Alloy steel producers have requested that the Steel Ministry expand the PLI 2.0 plan to include categories such as super-alloys and titanium alloys-  used across sectors like nuclear, defence, automotive, aerospace, oil and natural gas, among others, and imported in huge quantities, which have an annual import bill of more than ₹5,000 crore. The steel producers demand equal tax treatment and a larger export quota to Europe.

Steel can add alloying elements from 1 to 50% to improve its strength, hardness, wear resistance, and toughness. These elements include molybdenum, manganese, nickel, chromium, vanadium, silicon, and boron.

In a letter to the Steel Secretary, the Alloy Steel Producers Association of India sought a relaxation in investment-linked norms and production capacities. The manufacturers have requested that all the categories of alloy long steel included in PLI 1.0 should also remain under PLI 2.0, which is currently under review. “Large number of automotive, speciality alloy grades and defence-related grades have been left out of the PLI which must be included in PLI 2.0,” the letter stated. The manufacturers also asked for PLI rate rationalisation baseline price revision. The steel mills wanted a level playing field across export markets.

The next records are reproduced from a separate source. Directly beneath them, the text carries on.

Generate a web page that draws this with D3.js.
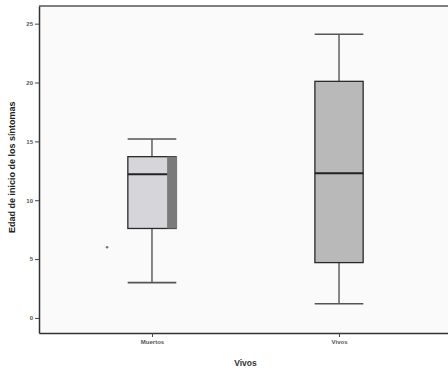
<!DOCTYPE html>
<html>
<head>
<meta charset="utf-8">
<script src="https://cdn.jsdelivr.net/npm/d3@7"></script>
<style>
    body { margin: 0; background: #fff; }
    svg { display: block; font-family: Arial, "Liberation Sans", sans-serif; }
</style>
</head>
<body>
<div id="chart"></div>
<script>
'use strict';

// data
var groups = ['Muertos', 'Vivos'];
var whiskerLow = [3, 1.2];
var quartile1 = [7.6, 4.7];
var medians = [12.2, 12.3];
var quartile3 = [13.7, 20.1];
var whiskerHigh = [15.2, 24.1];
var outliers = [[6], []];
var yTicks = [0, 5, 10, 15, 20, 25];

var width = 448, height = 375;
var margin = { top: 6, right: -4, bottom: 42, left: 39 };

var svg = d3.select('#chart').append('svg')
    .attr('width', width)
    .attr('height', height);

var x = d3.scalePoint()
    .domain(groups)
    .range([margin.left, width - margin.right])
    .padding(0.604);

var y = d3.scaleLinear()
    .domain([-1.28, 26.5])
    .range([height - margin.bottom, margin.top]);

var boxW = x.step() * 0.258;
var capW = x.step() * 0.13;
var fills = ['#d6d6da', '#b9b9b9'];

// plot background
svg.append('rect')
    .attr('x', margin.left).attr('y', margin.top)
    .attr('width', width - margin.left - margin.right)
    .attr('height', height - margin.top - margin.bottom)
    .style('fill', '#fafafa');

var g = svg.selectAll('g.box')
    .data(groups)
    .enter().append('g')
    .attr('class', 'box');

g.append('line')
    .attr('x1', function(d) { return x(d); })
    .attr('x2', function(d) { return x(d); })
    .attr('y1', function(d, i) { return y(whiskerLow[i]); })
    .attr('y2', function(d, i) { return y(whiskerHigh[i]); })
    .style('stroke', '#555').style('stroke-width', 1.4);

[whiskerLow, whiskerHigh].forEach(function(arr) {
    g.append('line')
        .attr('x1', function(d) { return x(d) - capW; })
        .attr('x2', function(d) { return x(d) + capW; })
        .attr('y1', function(d, i) { return y(arr[i]); })
        .attr('y2', function(d, i) { return y(arr[i]); })
        .style('stroke', '#555').style('stroke-width', 1.6);
});

g.append('rect')
    .attr('x', function(d) { return x(d) - boxW / 2; })
    .attr('y', function(d, i) { return y(quartile3[i]); })
    .attr('width', boxW)
    .attr('height', function(d, i) { return y(quartile1[i]) - y(quartile3[i]); })
    .style('fill', function(d, i) { return fills[i]; })
    .style('stroke', '#2a2a2a').style('stroke-width', 1.3);

// dark scan shadow on the right of the first box
svg.append('rect')
    .attr('x', x(groups[0]) + boxW / 2 - 9)
    .attr('y', y(quartile3[0]))
    .attr('width', 10)
    .attr('height', y(quartile1[0]) - y(quartile3[0]))
    .style('fill', '#7a7a7a');

g.append('line')
    .attr('x1', function(d) { return x(d) - boxW / 2; })
    .attr('x2', function(d) { return x(d) + boxW / 2; })
    .attr('y1', function(d, i) { return y(medians[i]); })
    .attr('y2', function(d, i) { return y(medians[i]); })
    .style('stroke', '#222').style('stroke-width', 2);

groups.forEach(function(grp, i) {
    svg.selectAll(null)
        .data(outliers[i])
        .enter().append('circle')
        .attr('cx', x(grp) - x.step() * 0.24)
        .attr('cy', function(v) { return y(v); })
        .attr('r', 1.3)
        .style('fill', '#777');
});

// axes
var yAxis = svg.append('g')
    .attr('transform', 'translate(' + margin.left + ',0)')
    .call(d3.axisLeft(y).tickValues(yTicks).tickSize(4).tickSizeOuter(0).tickPadding(2));

var xAxis = svg.append('g')
    .attr('transform', 'translate(0,' + (height - margin.bottom) + ')')
    .call(d3.axisBottom(x).tickSize(4).tickSizeOuter(0).tickPadding(3));

[yAxis, xAxis].forEach(function(ax) {
    ax.select('.domain').style('stroke', '#333').style('stroke-width', 1.5);
    ax.selectAll('.tick line').style('stroke', '#444');
    ax.selectAll('.tick text')
        .style('font-size', '6px')
        .style('font-weight', 'bold')
        .style('fill', '#555');
});

// top frame line
svg.append('line')
    .attr('x1', margin.left).attr('x2', width)
    .attr('y1', margin.top).attr('y2', margin.top)
    .style('stroke', '#555').style('stroke-width', 1.5);

svg.append('text')
    .attr('x', (x(groups[0]) + x(groups[1])) / 2)
    .attr('y', 366)
    .attr('text-anchor', 'middle')
    .style('font-size', '8.5px')
    .style('font-weight', 'bold')
    .style('fill', '#333')
    .text('Vivos');

svg.append('text')
    .attr('transform', 'translate(15,' + y(12.8) + ') rotate(-90)')
    .attr('text-anchor', 'middle')
    .style('font-size', '9px')
    .style('font-weight', 'bold')
    .style('fill', '#222')
    .text('Edad de inicio de los síntomas');
</script>
</body>
</html>
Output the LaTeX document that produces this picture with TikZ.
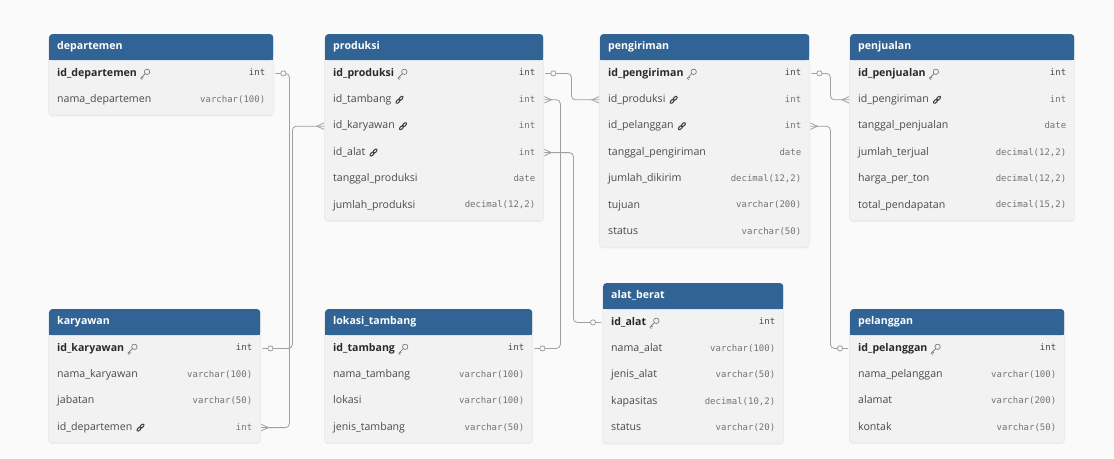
\documentclass[tikz,border=0pt]{standalone}
\usepackage{fontspec}
\setmainfont{Open Sans}
\newfontfamily\ermono{DejaVu Sans Mono}
\usetikzlibrary{calc}
\definecolor{bgc}{HTML}{FAFAFA}
\definecolor{hdr}{HTML}{316395}
\definecolor{bodyc}{HTML}{F2F2F2}
\definecolor{linec}{HTML}{A0A0A0}
\definecolor{pkc}{HTML}{2A2A2A}
\definecolor{namec}{HTML}{4A4A4A}
\definecolor{typec}{HTML}{737373}
\tikzset{
 conn/.style={draw=linec, line width=0.8pt},
 tblbody/.style={fill=bodyc, draw=black!6, rounded corners=3pt, inner sep=0pt},
 hdrbox/.style={fill=hdr, rounded corners=3pt, inner sep=0pt},
 rowbox/.style={inner sep=0pt, minimum height=26.4pt},
 ttl/.style={text=white, font=\bfseries\fontsize{10.6}{12}\selectfont, anchor=west, inner sep=0pt, text height=7.5pt, text depth=2pt},
 nm/.style={text=namec, font=\fontsize{10.6}{12}\selectfont, anchor=west, inner sep=0pt, text height=7.5pt, text depth=2pt},
 pknm/.style={text=pkc, font=\bfseries\fontsize{10.6}{12}\selectfont, anchor=west, inner sep=0pt, text height=7.5pt, text depth=2pt},
 ty/.style={text=typec, font=\ermono\fontsize{9}{10}\selectfont, anchor=east, inner sep=0pt, text height=7pt, text depth=2pt},
 pkty/.style={text=pkc!85, font=\ermono\fontsize{9}{10}\selectfont, anchor=east, inner sep=0pt, text height=7pt, text depth=2pt},
 keyic/.style={draw=pkc!65, line width=0.65pt},
 linkic/.style={draw=namec!90!black, line width=1.05pt},
}
\newcommand\ERtable[6]{%
 \def\ERid{#1}\def\ERx{#2}\def\ERy{#3}\def\ERw{#4}%
 \fill[black, opacity=0.06, rounded corners=4pt] (#2-1, #3+1) rectangle (#2+#4+1, {#3+26+#5*26.4+3.5});
 \node[tblbody, minimum width=#4pt, minimum height={(26+#5*26.4+1.5)*1pt}, anchor=north west] (#1) at (#2,#3) {};
 \node[hdrbox, minimum width=#4pt, minimum height=26pt, anchor=north west] (#1-h) at (#2,#3) {};
 \fill[hdr] (#2, #3+13) rectangle (#2+#4, #3+26);
 \node[ttl] (#1-ttl) at (#2+8, #3+13) {#6};
}
\newcommand\ERbox[1]{%
 \node[rowbox, minimum width=\ERw pt, anchor=north west] (\ERid-#1) at (\ERx, {\ERy+26+(#1-1)*26.4}) {};}
\newcommand\ERkey[1]{%
 \draw[keyic] ([shift={(10,-1.6)}]#1) circle (2.7);
 \draw[keyic] ([shift={(8.1,0.3)}]#1) -- ([shift={(3.6,4.8)}]#1) -- ([shift={(5.1,6.2)}]#1)
   ([shift={(5,3.4)}]#1) -- ([shift={(6.2,4.6)}]#1);}
\newcommand\ERlink[1]{%
 \draw[linkic, shift={(#1)}, xshift=8pt, rotate=45] (-2.1,0) ellipse (2.5 and 1.35) (2.1,0) ellipse (2.5 and 1.35);}
\newcommand\ERpk[3]{\ERbox{#1}%
 \node[pknm] (\ERid-#1n) at ([xshift=8pt]\ERid-#1.west) {#2};
 \node[pkty] (\ERid-#1t) at ([xshift=-8pt]\ERid-#1.east) {#3};
 \ERkey{\ERid-#1n.east}}
\newcommand\ERfk[3]{\ERbox{#1}%
 \node[nm] (\ERid-#1n) at ([xshift=8pt]\ERid-#1.west) {#2};
 \node[ty] (\ERid-#1t) at ([xshift=-8pt]\ERid-#1.east) {#3};
 \ERlink{\ERid-#1n.east}}
\newcommand\ERrow[3]{\ERbox{#1}%
 \node[nm] (\ERid-#1n) at ([xshift=8pt]\ERid-#1.west) {#2};
 \node[ty] (\ERid-#1t) at ([xshift=-8pt]\ERid-#1.east) {#3};}
\newcommand\crowE[1]{\draw[conn] ([shift={(1,-3.2)}]#1) -- ([shift={(8,0)}]#1) -- ([shift={(1,3.2)}]#1);}
\newcommand\crowW[1]{\draw[conn] ([shift={(-1,-3.2)}]#1) -- ([shift={(-8,0)}]#1) -- ([shift={(-1,3.2)}]#1);}
\newcommand\ringE[1]{\draw[conn, fill=bgc] ([shift={(10,0)}]#1) circle (2.6);}
\newcommand\ringW[1]{\draw[conn, fill=bgc] ([shift={(-10,0)}]#1) circle (2.6);}
\begin{document}
\begin{tikzpicture}[x=1pt, y=-1pt]
\useasboundingbox (0,0) rectangle (1114,458);
\fill[bgc] (0,0) rectangle (1114,458);

\ERtable{dep}{49}{34}{224}{2}{departemen}
\ERpk{1}{id\_departemen}{int}
\ERrow{2}{nama\_departemen}{varchar(100)}

\ERtable{pro}{325}{34}{218}{6}{produksi}
\ERpk{1}{id\_produksi}{int}
\ERfk{2}{id\_tambang}{int}
\ERfk{3}{id\_karyawan}{int}
\ERfk{4}{id\_alat}{int}
\ERrow{5}{tanggal\_produksi}{date}
\ERrow{6}{jumlah\_produksi}{decimal(12,2)}

\ERtable{pgr}{600}{34}{209}{7}{pengiriman}
\ERpk{1}{id\_pengiriman}{int}
\ERfk{2}{id\_produksi}{int}
\ERfk{3}{id\_pelanggan}{int}
\ERrow{4}{tanggal\_pengiriman}{date}
\ERrow{5}{jumlah\_dikirim}{decimal(12,2)}
\ERrow{6}{tujuan}{varchar(200)}
\ERrow{7}{status}{varchar(50)}

\ERtable{pju}{850}{34}{224}{6}{penjualan}
\ERpk{1}{id\_penjualan}{int}
\ERfk{2}{id\_pengiriman}{int}
\ERrow{3}{tanggal\_penjualan}{date}
\ERrow{4}{jumlah\_terjual}{decimal(12,2)}
\ERrow{5}{harga\_per\_ton}{decimal(12,2)}
\ERrow{6}{total\_pendapatan}{decimal(15,2)}

\ERtable{kar}{49}{309}{211}{4}{karyawan}
\ERpk{1}{id\_karyawan}{int}
\ERrow{2}{nama\_karyawan}{varchar(100)}
\ERrow{3}{jabatan}{varchar(50)}
\ERfk{4}{id\_departemen}{int}

\ERtable{lok}{325}{309}{207}{4}{lokasi\_tambang}
\ERpk{1}{id\_tambang}{int}
\ERrow{2}{nama\_tambang}{varchar(100)}
\ERrow{3}{lokasi}{varchar(100)}
\ERrow{4}{jenis\_tambang}{varchar(50)}

\ERtable{ala}{603}{283}{180}{5}{alat\_berat}
\ERpk{1}{id\_alat}{int}
\ERrow{2}{nama\_alat}{varchar(100)}
\ERrow{3}{jenis\_alat}{varchar(50)}
\ERrow{4}{kapasitas}{decimal(10,2)}
\ERrow{5}{status}{varchar(20)}

\ERtable{pel}{850}{309}{214}{4}{pelanggan}
\ERpk{1}{id\_pelanggan}{int}
\ERrow{2}{nama\_pelanggan}{varchar(100)}
\ERrow{3}{alamat}{varchar(200)}
\ERrow{4}{kontak}{varchar(50)}

% connectors
\draw[conn, rounded corners=4pt] ([xshift=2pt]dep-1.east) -- ++(14,0) |- ([xshift=1pt]kar-4.east);
\ringE{dep-1.east} \crowE{kar-4.east}

\draw[conn, rounded corners=4pt] ([xshift=2pt]kar-1.east) -- ++(30,0) |- ([xshift=-1pt]pro-3.west);
\ringE{kar-1.east} \crowW{pro-3.west}

\draw[conn, rounded corners=4pt] ([xshift=2pt]pro-1.east) -- ++(26,0) |- ([xshift=-1pt]pgr-2.west);
\ringE{pro-1.east} \crowW{pgr-2.west}

\draw[conn, rounded corners=4pt] ([xshift=1pt]pro-2.east) -- ++(16,0) |- ([xshift=2pt]lok-1.east);
\crowE{pro-2.east} \ringE{lok-1.east}

\draw[conn, rounded corners=4pt] ([xshift=1pt]pro-4.east) -- ++(29,0) |- ([xshift=-2pt]ala-1.west);
\crowE{pro-4.east} \ringW{ala-1.west}

\draw[conn, rounded corners=4pt] ([xshift=2pt]pgr-1.east) -- ++(19,0) |- ([xshift=-1pt]pju-2.west);
\ringE{pgr-1.east} \crowW{pju-2.west}

\draw[conn, rounded corners=4pt] ([xshift=1pt]pgr-3.east) -- ++(20,0) |- ([xshift=-2pt]pel-1.west);
\crowE{pgr-3.east} \ringW{pel-1.west}
\end{tikzpicture}
\end{document}
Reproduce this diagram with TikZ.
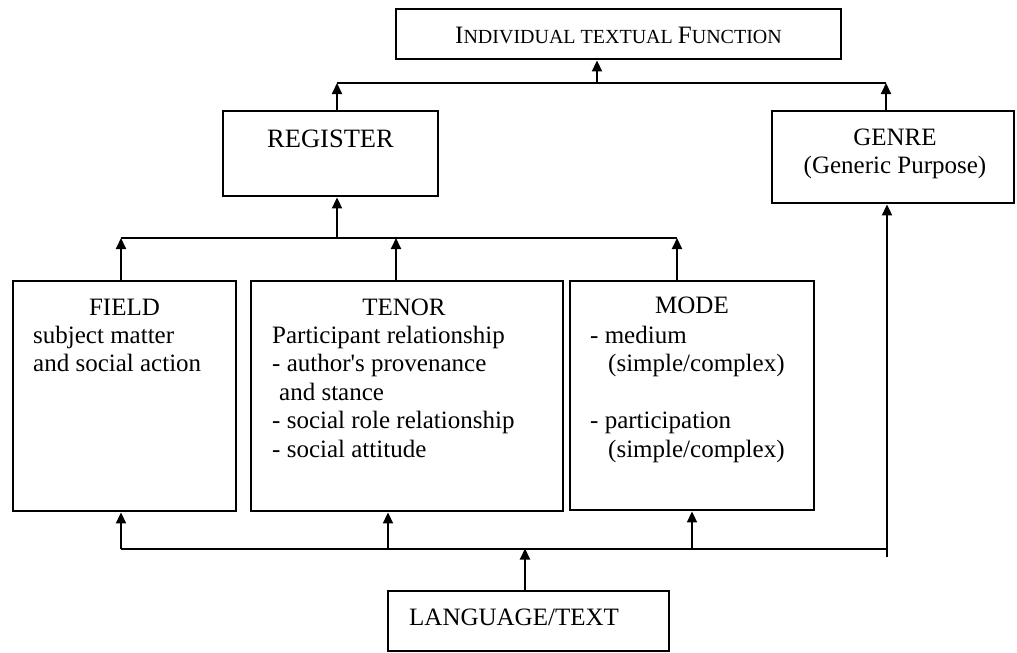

In a separate letter to Union Steel Minister Jyotiraditya Scindia, the mills pointed to the “discriminatory” import duty in countries like Brazil and Mercosuer (the trade block including Argentina, Brazil, Paraguay and Uruguay) of 12-18%. They also pointed out that export quotas remained lower than expected “and get exhausted on the first day of the quarter”. Any export beyond the quota attracts punitive action.

They also requested the Commerce Ministry to hand-hold them ahead of the upcoming Carbon Border Adjustment Mechanism (CBAM) and its related challenges. “to have the current standards revised to include grades being imported into the country..... issuance of BIS standards for defence grade steel currently being imported but are within the range of domestic producers,” it further wrote.